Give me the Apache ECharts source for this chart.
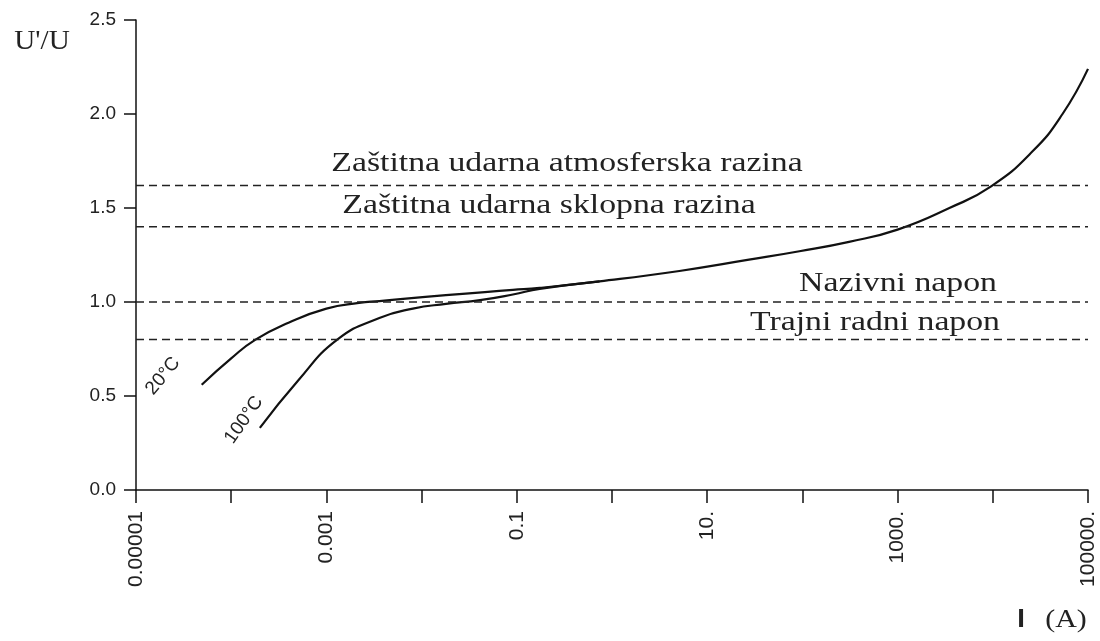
<!DOCTYPE html>
<html>
<head>
<meta charset="utf-8">
<script src="https://cdn.jsdelivr.net/npm/echarts@6/dist/echarts.min.js"></script>
<style>
  html, body { margin: 0; padding: 0; background: #fff; }
  #chart { width: 1100px; height: 641px; }
</style>
</head>
<body>
<div id="chart"></div>
<script>
// struja (A) i omjer U'/U ocitani sa slike
var curve20I = [4.9e-5, 1e-4, 1.8e-4, 4e-4, 1e-3, 2.2e-3, 3.6e-3, 0.018, 0.091, 0.174]
var curve20U = [0.56, 0.70, 0.80, 0.89, 0.965, 0.995, 1.005, 1.037, 1.064, 1.075]
var curve100I = [2e-4, 5e-4, 1.3e-3, 3.6e-3, 8.1e-3, 0.018, 0.041, 0.091, 0.174]
var curve100U = [0.33, 0.58, 0.80, 0.915, 0.965, 0.99, 1.01, 1.04, 1.07]
// zajednicki dio krivulje
var tailI = [0.74, 5.1, 27.5, 93, 309, 1000, 3500, 9600, 26000, 54000, 100000]
var tailU = [1.11, 1.165, 1.225, 1.27, 1.32, 1.385, 1.50, 1.615, 1.80, 2.0, 2.24]
// razine (isprekidane linije)
var levelNames = ['Zaštitna udarna atmosferska razina', 'Zaštitna udarna sklopna razina', 'Nazivni napon', 'Trajni radni napon']
var levelValues = [1.62, 1.4, 1.0, 0.8]
var levelRange = [1e-5, 1e5]
var xTickLabels = ['0.00001', '', '0.001', '', '0.1', '', '10.', '', '1000.', '', '100000.']
var yTicks = [0, 0.5, 1.0, 1.5, 2.0, 2.5]

var chart = echarts.init(document.getElementById('chart'))

function pairs(xs, ys) {
    return xs.map(function (x, i) { return [x, ys[i]] })
}

var lineStyle = { color: '#111', width: 2.2 }
var series = [
    {
        type: 'line', smooth: 0.5, symbol: 'none',
        lineStyle: lineStyle,
        data: pairs(curve20I.concat(tailI), curve20U.concat(tailU))
    },
    {
        type: 'line', smooth: 0.5, symbol: 'none',
        lineStyle: lineStyle,
        data: pairs(curve100I, curve100U).concat([[tailI[0], tailU[0]]])
    }
]
levelValues.forEach(function (v) {
    series.push({
        type: 'line', symbol: 'none', silent: true,
        lineStyle: { color: '#222', width: 1.5, type: [8, 5] },
        data: levelRange.map(function (x) { return [x, v] })
    })
})

var serif = 'Liberation Serif'
var sans = 'Liberation Sans'
var levelLabelPos = [[567, 164], [549, 206], [898, 284], [875, 323]]

function label(text, x, y, font, sx, rot) {
    return {
        type: 'text', x: x, y: y, scaleX: sx || 1, rotation: rot || 0,
        style: { text: text, font: font, fill: '#222', textAlign: 'center', textVerticalAlign: 'middle' }
    }
}

var graphic = levelNames.map(function (name, i) {
    return label(name, levelLabelPos[i][0], levelLabelPos[i][1], '27px "' + serif + '"', 1.25)
})
graphic.push(
    label("U'/U", 42, 42, '27px "' + serif + '"', 1.08),
    label('I', 1021, 620, 'bold 25px "' + sans + '"', 1.1),
    label('(A)', 1066, 620, '26px "' + serif + '"', 1.15),
    label('20°C', 163, 376, '19px "' + sans + '"', 1, 50 * Math.PI / 180),
    label('100°C', 244, 420, '19px "' + sans + '"', 1, 55 * Math.PI / 180)
)

chart.setOption({
    animation: false,
    backgroundColor: '#fff',
    grid: { left: 136, right: 12, top: 20, bottom: 151 },
    xAxis: {
        type: 'log', logBase: 10, min: 1e-5, max: 1e5, interval: 1,
        axisLine: { lineStyle: { color: '#111', width: 1.5 } },
        axisTick: { length: 13, lineStyle: { color: '#111', width: 1.5 } },
        minorTick: { show: false },
        splitLine: { show: false },
        axisLabel: {
            rotate: 90, margin: 21, color: '#222', fontFamily: sans, fontSize: 21,
            showMinLabel: true, showMaxLabel: true,
            formatter: function (v) {
                var k = Math.round(Math.log10(v)) + 5
                return xTickLabels[k] || ''
            }
        }
    },
    yAxis: {
        type: 'value', min: yTicks[0], max: yTicks[yTicks.length - 1], interval: 0.5,
        axisLine: { show: true, lineStyle: { color: '#111', width: 1.5 } },
        axisTick: { show: true, length: 12, lineStyle: { color: '#111', width: 1.5 } },
        splitLine: { show: false },
        axisLabel: {
            margin: 20, color: '#222', fontFamily: sans, fontSize: 19,
            formatter: function (v) { return v.toFixed(1) }
        }
    },
    series: series,
    graphic: graphic
})
</script>
</body>
</html>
----------
__Instruction__
Output the lines above in full and exactly as given, omitting any pictures.

__Response below__
Give me the Apache ECharts source for this chart.
<!DOCTYPE html>
<html>
<head>
<meta charset="utf-8">
<script src="https://cdn.jsdelivr.net/npm/echarts@6/dist/echarts.min.js"></script>
<style>
  html, body { margin: 0; padding: 0; background: #fff; }
  #chart { width: 1100px; height: 641px; }
</style>
</head>
<body>
<div id="chart"></div>
<script>
// struja (A) i omjer U'/U ocitani sa slike
var curve20I = [4.9e-5, 1e-4, 1.8e-4, 4e-4, 1e-3, 2.2e-3, 3.6e-3, 0.018, 0.091, 0.174]
var curve20U = [0.56, 0.70, 0.80, 0.89, 0.965, 0.995, 1.005, 1.037, 1.064, 1.075]
var curve100I = [2e-4, 5e-4, 1.3e-3, 3.6e-3, 8.1e-3, 0.018, 0.041, 0.091, 0.174]
var curve100U = [0.33, 0.58, 0.80, 0.915, 0.965, 0.99, 1.01, 1.04, 1.07]
// zajednicki dio krivulje
var tailI = [0.74, 5.1, 27.5, 93, 309, 1000, 3500, 9600, 26000, 54000, 100000]
var tailU = [1.11, 1.165, 1.225, 1.27, 1.32, 1.385, 1.50, 1.615, 1.80, 2.0, 2.24]
// razine (isprekidane linije)
var levelNames = ['Zaštitna udarna atmosferska razina', 'Zaštitna udarna sklopna razina', 'Nazivni napon', 'Trajni radni napon']
var levelValues = [1.62, 1.4, 1.0, 0.8]
var levelRange = [1e-5, 1e5]
var xTickLabels = ['0.00001', '', '0.001', '', '0.1', '', '10.', '', '1000.', '', '100000.']
var yTicks = [0, 0.5, 1.0, 1.5, 2.0, 2.5]

var chart = echarts.init(document.getElementById('chart'))

function pairs(xs, ys) {
    return xs.map(function (x, i) { return [x, ys[i]] })
}

var lineStyle = { color: '#111', width: 2.2 }
var series = [
    {
        type: 'line', smooth: 0.5, symbol: 'none',
        lineStyle: lineStyle,
        data: pairs(curve20I.concat(tailI), curve20U.concat(tailU))
    },
    {
        type: 'line', smooth: 0.5, symbol: 'none',
        lineStyle: lineStyle,
        data: pairs(curve100I, curve100U).concat([[tailI[0], tailU[0]]])
    }
]
levelValues.forEach(function (v) {
    series.push({
        type: 'line', symbol: 'none', silent: true,
        lineStyle: { color: '#222', width: 1.5, type: [8, 5] },
        data: levelRange.map(function (x) { return [x, v] })
    })
})

var serif = 'Liberation Serif'
var sans = 'Liberation Sans'
var levelLabelPos = [[567, 164], [549, 206], [898, 284], [875, 323]]

function label(text, x, y, font, sx, rot) {
    return {
        type: 'text', x: x, y: y, scaleX: sx || 1, rotation: rot || 0,
        style: { text: text, font: font, fill: '#222', textAlign: 'center', textVerticalAlign: 'middle' }
    }
}

var graphic = levelNames.map(function (name, i) {
    return label(name, levelLabelPos[i][0], levelLabelPos[i][1], '27px "' + serif + '"', 1.25)
})
graphic.push(
    label("U'/U", 42, 42, '27px "' + serif + '"', 1.08),
    label('I', 1021, 620, 'bold 25px "' + sans + '"', 1.1),
    label('(A)', 1066, 620, '26px "' + serif + '"', 1.15),
    label('20°C', 163, 376, '19px "' + sans + '"', 1, 50 * Math.PI / 180),
    label('100°C', 244, 420, '19px "' + sans + '"', 1, 55 * Math.PI / 180)
)

chart.setOption({
    animation: false,
    backgroundColor: '#fff',
    grid: { left: 136, right: 12, top: 20, bottom: 151 },
    xAxis: {
        type: 'log', logBase: 10, min: 1e-5, max: 1e5, interval: 1,
        axisLine: { lineStyle: { color: '#111', width: 1.5 } },
        axisTick: { length: 13, lineStyle: { color: '#111', width: 1.5 } },
        minorTick: { show: false },
        splitLine: { show: false },
        axisLabel: {
            rotate: 90, margin: 21, color: '#222', fontFamily: sans, fontSize: 21,
            showMinLabel: true, showMaxLabel: true,
            formatter: function (v) {
                var k = Math.round(Math.log10(v)) + 5
                return xTickLabels[k] || ''
            }
        }
    },
    yAxis: {
        type: 'value', min: yTicks[0], max: yTicks[yTicks.length - 1], interval: 0.5,
        axisLine: { show: true, lineStyle: { color: '#111', width: 1.5 } },
        axisTick: { show: true, length: 12, lineStyle: { color: '#111', width: 1.5 } },
        splitLine: { show: false },
        axisLabel: {
            margin: 20, color: '#222', fontFamily: sans, fontSize: 19,
            formatter: function (v) { return v.toFixed(1) }
        }
    },
    series: series,
    graphic: graphic
})
</script>
</body>
</html>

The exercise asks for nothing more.